В Чите Андрей участвовал в работе социальных форумов, организовывал акции экологического протеста, был в печально знаменитом лагере экологов под Ангарском, после нападения на который погиб активист Илья Бородаенко (см. «The New Times» № 4 от 7 февраля 2011 г.), организовывал концерты, помощь детям в детдомах и бездомным. Так и стал экстремистом.

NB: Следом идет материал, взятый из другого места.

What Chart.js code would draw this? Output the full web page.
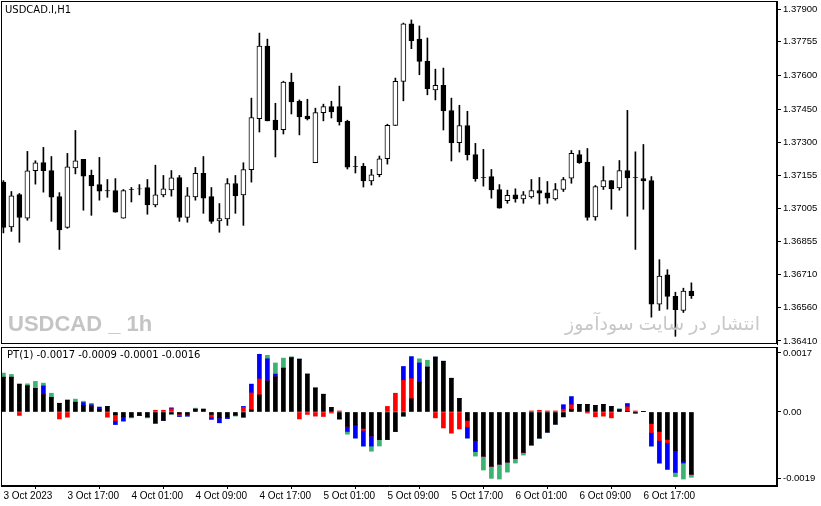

Центры «Э» существуют в МВД с осени 2008го, когда были ликвидированы подразделения по борьбе с оргпреступностью (УБОПы), и большая часть их сотрудников перешла в едва созданные структуры, формально нацеленные против терроризма и экстремизма. Но еще в середине нулевых, когда только формировалось антиэкстремистское законодательство, правозащитники высказывали опасения, что применяться оно будет не столько против террористов, сколько против любых инакомыслящих. И станет фактически регулятором протестных настроений. Так и произошло. «Клиентам» центров остается лишь бежать в столицы, где еще есть СМИ, готовые вступиться за репрессируемого, действуют правозащитные организации.
«Наши милиционеры хитры на выдумки. Если я покупал билеты на транспорт по своему паспорту, то, как бы ни добирался в Читу, на поезде или самолете, сотрудники всегда встречали меня у подъезда, — вспоминает Кравченко. — Угрозы, конечно, сложно доказать, но они есть. Сотрудники «Э» приходят к тебе на учебу, работу, домой, всем интересуются, спрашивают, откуда у твоей семьи средства на квартиру. Называют тебя преступником, говорят, что таких надо сажать. В отделе, если уж попал на их неформальные беседы — а повестку они выписывают прямо там, на коленке, — тебя снимают на камеру без твоего ведома. Тыкают распечатками личной переписки из интернета. На даче в качестве улик — дескать, я кого—то бил — забирали хозяйственный инвентарь и даже разобрали на рейки теплицу. Вдруг я кого—то бил рейкой? Как—то на беседу пригласили моего товарища. Опера ему сказали: «Раз ты говоришь, что отошел от активистских дел, то пиши об этом заявление. А мы покажем это заявление «Кубе» и посмотрим, что с тобой будет!»
По убеждению Андрея «Кубы», в Москве еще есть возможность быть услышанным: «Я хотя бы не пропаду без вести — обо мне хоть кто—то пошумит на тех же Чистых прудах. А там, где никто не услышит, — проще задушить. У нас в Забайкалье «эшники» чувствуют себя хозяевами: угрожают, например, выпилить дверь, если человек им не открывает». (Вскоре после интервью Андрея задержали в Москве и отправили в Читу, где он находится теперь под подпиской о невыезде.)
Убоповское прошлое борцов с экстремизмом, по мнению блогера Анны Поляковой (автор сайта extremizma.net, где собираются сведения обо всех пострадавших от произвола сотрудников «Э»), это одна из главных проблем: «Опера в центрах «Э» — люди, привыкшие иметь дело с организованной преступностью, с людьми жесткими, вооруженными, с которыми у них было право не церемониться. Подругому они не умеют работать. Отсюда допросы с пакетами на головах у активистов и отбиванием почек. Региональные «эшники» считают идеальной ситуацию, когда на их территории вообще нет никаких политических организаций или инициатив, кроме официозных. На беседы, которые тоже являются средством давления, вызывают всех подряд, включая зоозащитников и участников инициативы «Еда вместо бомб», раздающих еду бездомным».
Активисту «Автономного действия» (межрегиональная организация «либертарных коммунистов») Дмитрию Бученкову, преподававшему политологию в одном из вузов Нижнего Новгорода, пришлось переехать в Петербург. «Когда нижегородская группа «Автономного действия» проводила приуроченный к 23 февраля «Фестиваль дезертира», — рассказал он в интервью «The New Times», — на мероприятие прибыли и оперативники «Э». Я не скрывал, что помещение, в котором все собирались, снималось на мое имя. Меня вызвали к руководству вуза, предложили уволиться по собственному желанию и дали понять, что моего увольнения добьются в любом случае. Хотя до этого никаких претензий не было, мне даже обещали повышение. Я уволился и уехал. Что бы в городе ни происходило: демонстрация, политизированный концерт, антифашисты подерутся с фашистами, — оперативники желали побеседовать именно со мной. Было ощущение, что не сегодня завтра меня подставят, и я получу как минимум условный срок».